Beautiful Sucarnoochee, Mississippi, was founded in 1821 by Jebediah Wilkins, an itinerant day-laborer and sometime gambler who history records left his native England and came to America sometime during the War of 1812. Some sources imply that Wilkins deserted from the British army while stationed in Maryland in 1813 after losing a large sum in a wager with other members of his regiment, but evidence to support this theory is sketchy. In any case, "I sought out a Land of beautie, a Land of peace and harmonie," Wilkins wrote in his memoirs, "and I found it on the bankes of the river which the Indians called Sookar Noochie, which means 'River of Sweetness,' and so too I called the Towne."

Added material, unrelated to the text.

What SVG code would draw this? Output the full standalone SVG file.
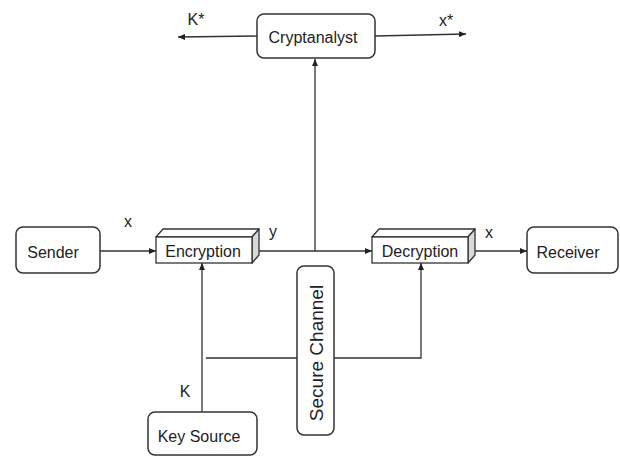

Sucarnoochee Main Street, circa 1898 (courtesy Wilkins Estate).

A more apt name for the new hamlet could hardly have been found, for within 60 years, Sucarnoochee was a major center of sugar and molasses production in the American southeast, and by the turn of the century there were no less than four large sugar mills operating here at full capacity.


Horace P. and Katherine Wilkins, circa 1930.

Although the elder Mr. Wilkins passed away in 1878, his son, Jeremiah Wilkins II, and grandson, Horace P. Wilkins, continued the family's capable stewardship of the town, both serving in turn as Mayor of Sucarnoochee in addition to their roles as prominent business and civic leaders in the community.